General information
- Type: Trainer
- Manufacturer: Marinens Flyvebaatfabrikk
- Primary user: Royal Norwegian Navy Air Service
- Number built: 2

History
- Manufactured: 1921–22
- First flight: 30 April 1921
- Retired: May 1927

= Marinens Flyvebaatfabrikk M.F.6 =

The Marinens Flyvebaatfabrikk M.F.6 was a two-seat biplane floatplane built by the Royal Norwegian Navy Air Service aircraft factory Marinens Flyvebaatfabrikk in 1921. The M.F.6 was designed and employed as a trainer aircraft. The type was the last pusher configuration aircraft in service with the Royal Norwegian Navy Air Service. The M.F.6 functioned as a makeshift solution until a more modern tractor configuration aircraft could be built. The type was retired once a more permanent solution to the Royal Norwegian Navy Air Service's training needs was found in mid-1920s.

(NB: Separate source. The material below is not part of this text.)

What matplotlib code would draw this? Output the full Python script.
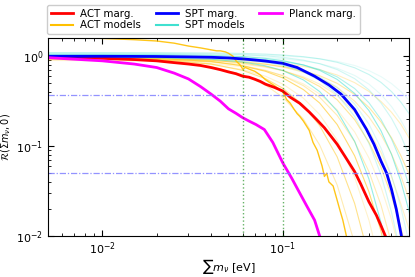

==Design and development==
In the early 1920s the Royal Norwegian Navy Air Service discovered that its main trainer type, the Marinens Flyvebaatfabrikk M.F.4, suffered from weaknesses in the wings. Initially requests for new aircraft were dismissed by the Ministry of Defence, but following the loss of one M.F.4 permission was granted for the construction of two Farman type pusher aircraft as an emergency solution. The Marinens Flyvebaatfabrikk M.F.6 was the last Maurice Farman type built for the Royal Norwegian Navy Air Service, as well as the service's last pusher type. The M.F.6 was powered by a Beardmore 160 hp engine, imported from the United Kingdom. Concurrently with the construction of the M.F.6 another interim aircraft type was designed by Marinens Flyvebaatfabrikk for the Royal Norwegian Navy Air Service, the tractor configuration type Marinens Flyvebaatfabrikk M.F.7.

==Operational history==
One M.F.6 (F.10 (IV)) was delivered from Marinens Flyvebaatfabrikk in 1921, and a second (F.4 (IV))in 1922. F.10 (IV) had its first flight on 30 April 1921, followed by F.4 (IV) on 16 June 1922. The type served until replaced by the much more modern Marinens Flyvebaatfabrikk M.F.8 in the mid-1920s. F.10 (IV) was discarded in 1926 and F.4 (IV) in May 1927, following the 1924 introduction of the M.F.8. By the time of retirement, F.10 (IV) had flown for 439 hours and 50 minutes, while F.4 (IV) had flown for 333 hours and 50 minutes. None of the two aircraft suffered any major accidents during their service lives.